Of course, support local businesses during these difficult times, but cooking at home has the added benefit of easily substituting ingredients. If you’re gluten-free, replace the soy sauce with tamari. If you have a nut allergy, simply remove the cashews. And to cut down on calories, replace the olive oil with vegetable broth. Slowly add the broth throughout the cooking process to ensure the vegetables don’t burn or stick to the pan.

broccoli and garlic sauce cooking

Image Credit: Kelly Pitts

The easy substitutions makes this is a great recipe to use up vegetables about to spoil in your refrigerator too! If you don’t have snap peas but do have a green bell pepper only days from going bad, use that instead. Feel free to experiment as well. Replace the broccoli with cauliflower or brussel sprouts. Swap out the carrots for parsnips or squash. The possibilities are almost endless.
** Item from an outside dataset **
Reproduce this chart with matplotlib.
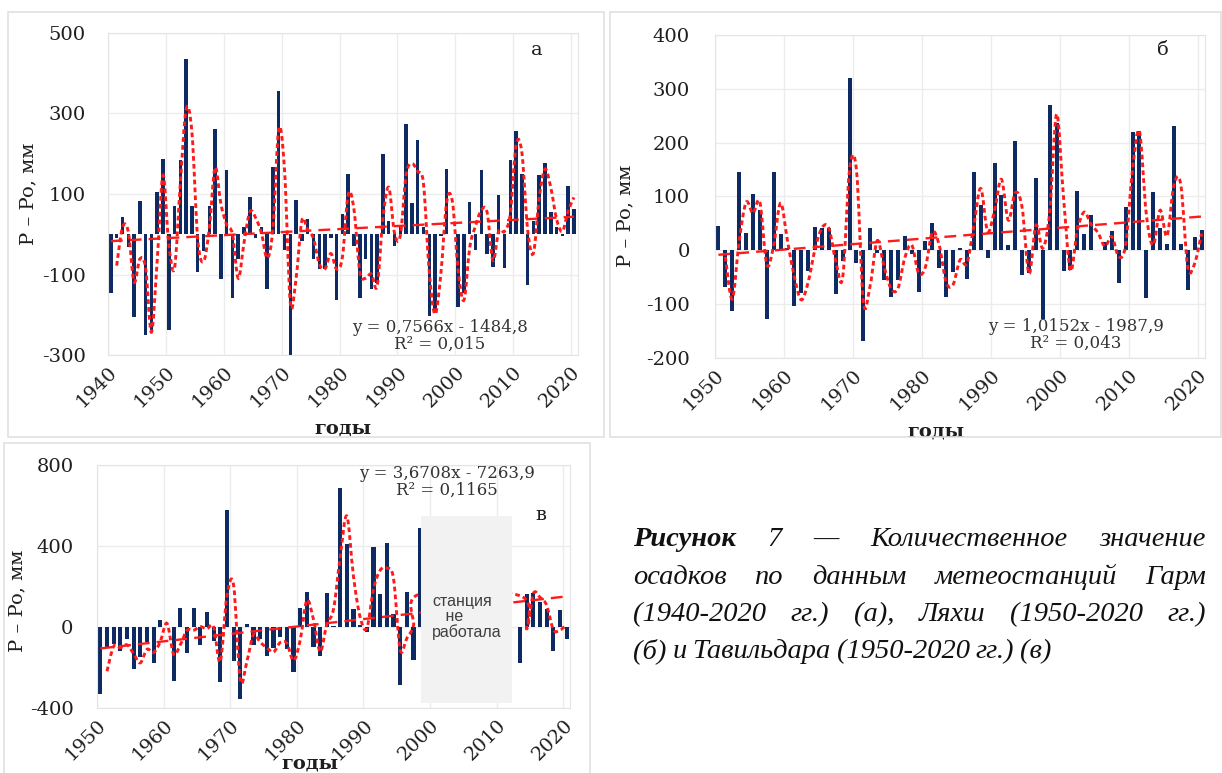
import numpy as np
import matplotlib
matplotlib.use("Agg")
import matplotlib.pyplot as plt
from matplotlib.path import Path
from matplotlib.patches import PathPatch, Rectangle

W, H = 1222, 773
plt.rcParams['font.family'] = ['DejaVu Serif']
plt.rcParams['axes.unicode_minus'] = False

# --- data: P - Po, mm ---
years_a = np.arange(1940, 2021)
garm = [-146, -10, 44, -31, -206, 83, -250, -237, 106, 187,
        -237, 70, 185, 436, 70, -94, -42, 70, 262, -111,
        159, -158, -61, 19, 92, -10, 17, -136, 166, 357,
        -38, -304, 86, -17, 39, -61, -86, -86, -10, -164,
        50, 150, -28, -158, -61, -136, -121, 200, 33, -28,
        21, 274, 77, 235, 17, -203, -194, -5, 162, 0,
        -181, -146, 81, -39, 159, -50, -81, 97, -83, 185,
        257, 150, -127, 33, 148, 176, 56, 19, -5, 121, 62]

years_b = np.arange(1950, 2021)
lyakhsh = [45, -69, -112, 145, 33, 105, 74, -127, 145, 31,
           5, -104, -80, -38, 43, 41, 41, -81, -20, 321,
           -23, -169, 41, -5, -55, -87, -55, 27, -7, -78,
           17, 51, -33, -86, -41, 5, -54, 145, 85, -15,
           162, 102, 10, 204, -45, -42, 135, -127, 270, 236,
           -39, -36, 111, 31, 65, 0, 15, 36, -60, 80,
           220, 222, -89, 108, 41, 12, 231, 12, -74, 25, 37]

nan = np.nan
years_c = np.arange(1950, 2021)
tavildara = [-331, -106, -85, -119, -57, -207, -147, -73, -180, 36,
             0, -269, 93, -126, 93, -90, 72, -69, -274, 580,
             -167, -356, 16, -91, -60, -144, -103, -50, -110, -222,
             92, 172, -100, -143, 170, 5, 685, 411, 87, 10,
             -23, 395, 165, 416, 66, -286, 174, -162, 489, nan,
             nan, nan, nan, nan, nan, nan, nan, nan, nan, nan,
             nan, nan, nan, -180, 162, 168, 124, 90, -117, 86, -60]

trend_a = (0.7566, -1484.8)
trend_b = (1.0152, -1987.9)
trend_c = (3.6708, -7263.9)
eq_a = "y = 0,7566x - 1484,8\nR² = 0,015"
eq_b = "y = 1,0152x - 1987,9\nR² = 0,043"
eq_c = "y = 3,6708x - 7263,9\nR² = 0,1165"

BAR = '#0d2a63'
RED = '#ff1a1a'
TXT = '#1e1e1e'

fig = plt.figure(figsize=(W / 100, H / 100), dpi=100)


def px(x0, y0, x1, y1):
    return [x0 / W, 1 - y1 / H, (x1 - x0) / W, (y1 - y0) / H]


def smooth_line(ax, x, y, **kw):
    # Excel-like smoothed line (Catmull-Rom as Bezier)
    x = np.asarray(x, float)
    y = np.asarray(y, float)
    n = len(x)
    verts = [(x[0], y[0])]
    codes = [Path.MOVETO]
    for i in range(n - 1):
        xa, ya = (x[i - 1], y[i - 1]) if i > 0 else (x[i], y[i])
        xb, yb = (x[i + 2], y[i + 2]) if i + 2 < n else (x[i + 1], y[i + 1])
        c1 = (x[i] + (x[i + 1] - xa) / 6, y[i] + (y[i + 1] - ya) / 6)
        c2 = (x[i + 1] - (xb - x[i]) / 6, y[i + 1] - (yb - y[i]) / 6)
        verts += [c1, c2, (x[i + 1], y[i + 1])]
        codes += [Path.CURVE4] * 3
    ax.add_patch(PathPatch(Path(verts, codes), fill=False, **kw))


def panel(rect, years, vals, trend, ylim, yticks, xlim, width, eq, eq_xy, letter, letter_xy,
          ylab_xy, xlab_xy, ypad):
    ax = fig.add_axes(px(*rect))
    vals = np.asarray(vals, float)
    x = years + 0.5
    ax.bar(x, np.nan_to_num(vals), width=width, color=BAR, zorder=2)
    ok = ~np.isnan(vals)
    xv, yv = x[ok], vals[ok]
    ma = (yv[1:] + yv[:-1]) / 2
    smooth_line(ax, xv[1:], ma, edgecolor=RED, lw=2.1, linestyle=(0, (1.6, 1.1)), zorder=4)
    ax.plot(x, trend[0] * years + trend[1], color=RED, lw=1.7, linestyle=(0, (5, 3)), zorder=3)
    ax.set_xlim(*xlim)
    ax.set_ylim(*ylim)
    ax.set_yticks(yticks)
    ax.set_xticks(np.arange(xlim[0], 2021, 10))
    ax.grid(True, color='#ececec', lw=1)
    ax.set_axisbelow(True)
    for s in ax.spines.values():
        s.set_color('#e4e4e4')
    ax.tick_params(length=0, labelsize=14, colors=TXT)
    ax.tick_params(axis='y', pad=ypad)
    ax.tick_params(axis='x', pad=6)
    for lbl in ax.get_xticklabels():
        lbl.set_rotation(45)
        lbl.set_ha('right')
        lbl.set_rotation_mode('anchor')
    ax.set_ylabel('P – Po, мм', fontsize=14, color=TXT)
    ax.yaxis.set_label_coords(*ylab_xy)
    ax.set_xlabel('годы', fontsize=14, fontweight='bold', color=TXT)
    ax.xaxis.set_label_coords(*xlab_xy)
    fig.text(eq_xy[0] / W, 1 - eq_xy[1] / H, eq, ha='center', va='center', fontsize=12,
             color='#333333', linespacing=1.05)
    fig.text(letter_xy[0] / W, 1 - letter_xy[1] / H, letter, ha='center', va='center',
             fontsize=14, color=TXT)
    return ax


# chart frames
for x0, y0, x1, y1 in [(8, 12, 604, 437), (610, 12, 1221, 437), (4, 443, 590, 775)]:
    fig.patches.append(Rectangle((x0 / W, 1 - y1 / H), (x1 - x0) / W, (y1 - y0) / H,
                                 transform=fig.transFigure, fill=False,
                                 edgecolor='#e0e0e0', lw=1.2))

panel((108, 33, 578, 355), years_a, garm, trend_a, (-300, 500), [-300, -100, 100, 300, 500],
      (1940, 2021.2), 0.6, eq_a, (440, 336), 'а', (537, 50), (-0.15, 0.5), (0.5, -0.2), 16)
panel((715, 35, 1205, 358), years_b, lyakhsh, trend_b, (-200, 400), np.arange(-200, 401, 100),
      (1950, 2021), 0.58, eq_b, (1076, 335), 'б', (1163, 50), (-0.165, 0.44), (0.45, -0.2), 18)
axc = panel((97, 465, 570, 708), years_c, tavildara, trend_c, (-400, 800), [-400, 0, 400, 800],
            (1950, 2021), 0.62, eq_c, (447, 482), 'в', (541, 515), (-0.15, 0.44), (0.45, -0.19), 17)

# gap where the station did not work
axc.add_patch(Rectangle((1998.7, -375), 13.6, 925, facecolor='#f2f2f2', edgecolor='none', zorder=6))
axc.text(2005.5, 50, 'станция\n   не\nработала', ha='center', va='center', fontsize=11.5,
         family=['Liberation Sans'], color='#404040', linespacing=1.0, zorder=7,
         multialignment='left')

# caption, justified
cap_lines = [
    [('Рисунок', 'bold'), ('7', 'normal'), ('—', 'normal'), ('Количественное', 'normal'), ('значение', 'normal')],
    [(w, 'normal') for w in 'осадков по данным метеостанций Гарм'.split()],
    [(w, 'normal') for w in '(1940-2020 гг.) (а), Ляхш (1950-2020 гг.)'.split()],
    [(w, 'normal') for w in '(б) и Тавильдара (1950-2020 гг.) (в)'.split()],
]
baselines = [546, 584, 621, 658]
left, right = 633, 1206
renderer = fig.canvas.get_renderer()
for li, (words, yb) in enumerate(zip(cap_lines, baselines)):
    texts = []
    for w, fw in words:
        t = fig.text(0, 1 - yb / H, w, fontsize=20.5, style='italic', fontweight=fw,
                     family=['Liberation Serif'], color='#111111', va='baseline', ha='left')
        texts.append(t)
    widths = [t.get_window_extent(renderer).width for t in texts]
    if li < 3:
        gap = (right - left - sum(widths)) / (len(words) - 1)
    else:
        gap = 6
    xpos = left
    for t, wd in zip(texts, widths):
        t.set_x(xpos / W)
        xpos += wd + gap

fig.savefig('out.png', dpi=100)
The best part is that you’ll feel satisfied but not guilty after chowing down on this vegetable-heavy meal. And it’s naturally vegan!

Let the cooking begin.

VEGAN BROCCOLI AND GARLIC SAUCE RECIPE

broccoli and garlic sauce ingredients

Image Credit: Kelly Pitts

INGREDIENTS

1 Head of Broccoli, roughly chopped

2 Medium Carrots, sliced

2 Garlic Cloves, finely chopped

1 Vidalia Onion, roughly chopped (or onion of choice)

1/2 Cup Snap Peas

1 Handful of Cashews (or preferred nut)

2 Tbs Olive Oil*

1 Handful of Green Onion, roughly chopped (optional)

Sesame Seeds (optional)

Salt, to taste

For the Garlic Sauce

2 Cups Vegetable Broth**

1/3 Cup Low-Sodium Soy Sauce

2 tsp Ginger, finely chopped

2 Garlic Cloves, finely chopped

2 tsp Red Pepper Flakes

1/3 Cup Sugar

2 Tbs Cornstarch, mixed with equal amount of water

INSTRUCTIONS

  1. Place medium saucepan over medium-high heat, add vegetable broth and bring to a boil.
  2. Add soy sauce, ginger, garlic, red pepper flakes and sugar. Allow to cook for a few minutes.
  3. Meanwhile, place large pan over medium-high heat, add salt and olive oil.
  4. Once hot (the olive oil will run quickly when you tilt the pan), add onions, carrots and broccoli. Cook for 4 minutes.
  5. Add garlic and snap peas. Cook for an additional 2 minutes.
  6. In a small bowl, mix 2 Tbs of cornstarch with equal amounts of water until no clumps remain. Add to sauce and stir.
  7. Pour sauce into broccoli mixture, and cook for 6 to 8 minutes, or until the sauce reaches desired thickness.
  8. Add olive oil to a small pan, and cook cashews for 1 to 2 minutes on either side.
  9. Serve over rice with green onions and sesame seeds.

NOTES

*Try an olive oil infusion — garlic is popular, but I used white truffle.

**I used Better Than Bouillon Seasoned Vegetable Base and water.